There are two suggestions worth considering by GOI without any prejudice in the interest of the consumer. First GOI must take into confidence country's professional talents and there is no better way to it than involving professional associations like AFST and various others specialized in packaging, engineering, fish processing, dairy products, edible oils, nutrition etc can have a partnership in monitoring the food markets across the country. Under such a partnership, the members of these groups can be given a status to enable them to assess the quality and safety of market products by visual examination and report those suspected, to their associations which in turn will notify FSSAI for further action. An active vigilance system with FSSIA can unearth those traders who have the prolific tendency to defraud the consumers through food adulteration based on these reports.
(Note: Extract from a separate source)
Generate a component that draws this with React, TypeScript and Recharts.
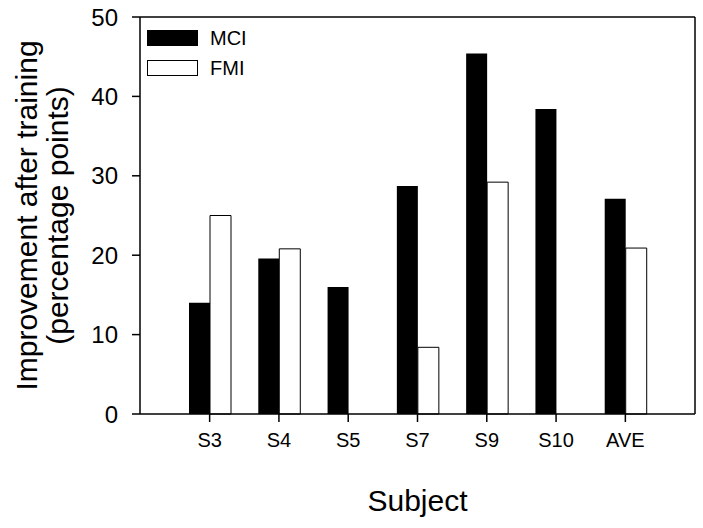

Imagine the availability of a gigantic voluntary work force of knowledgeable and experienced people for helping the GOI to improve the quality and safety of products from food industry and its potential impact on consumer welfare. Second, the good facilities for food analyzes established in many Universities across the country and research and training personnel willing to work for the govt at least for 15-25% of their time for undertaking the analytical job for a small honorarium reflect the real strength of the country which must be tapped in a constructive way.

While making suggestions like the one above, we must be aware of the consequences of involving volunteers in a function considered exclusively to be in the domain of the govt. There will definitely be some dilution of the 'importance' and the 'authority' of employees on the pay roll of the govt and it is not going to be easy to get such a radical suggestion accepted by those in power. Professional associations can work like technical NGOs which exist in this country in thousands, flourishing under govt patronage. Breaking the nexus between enforcement personnel and the violators of food laws is not easy to achieve in this country since prevalent system has been in place for decades. Changing PFA to FSSA, which took 53 years and hundreds of representations to the govt for this small change, does not mean any thing to the consumers because the very same people are going to run the new system also with no change in attitude and work ethics. Change we must, for the sake of our future generations!